4 thoughts on “Blog No 281. After Acquittal: What Now? (Part I)”

  1. The Trump issue will take care of itself, but I a pleased with the decision to stick with the name Rinocracy, and I think “Notes From a Cranky Moderate” is brilliant. As a committed Independent (A curse on both their houses!) it fits my mindset and probably that of many others. I look forward to many more blogs.

  2. Doug, I realize your shift to become a Democrat was very difficult for you and done reluctantly. I remember a lunch we had together several years ago and I asked why you didn’t make the switch; you replied “But I’ve been a Republican all my life.”. I know how tough – but inevitable- this decision was for you.
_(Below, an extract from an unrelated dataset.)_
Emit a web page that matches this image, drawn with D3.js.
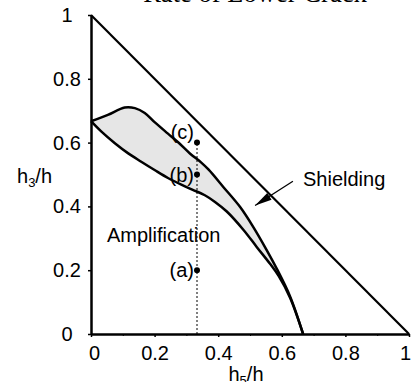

    Thanks for all the wisdom and insight you send our way!

  3. Glad to know that the Rinocracy name will be going forward into the future, and that your insights and appraisals will continue to be available. I do long for the Republican Party of old, but did break my family’s tradition of voting Republican by becoming a Democrat some time ago, when I saw Tea Party elements and now more extreme groups assuming increased power within the party, and congressional Republicans often serving their own narrow interests rather than those of the nation as a whole.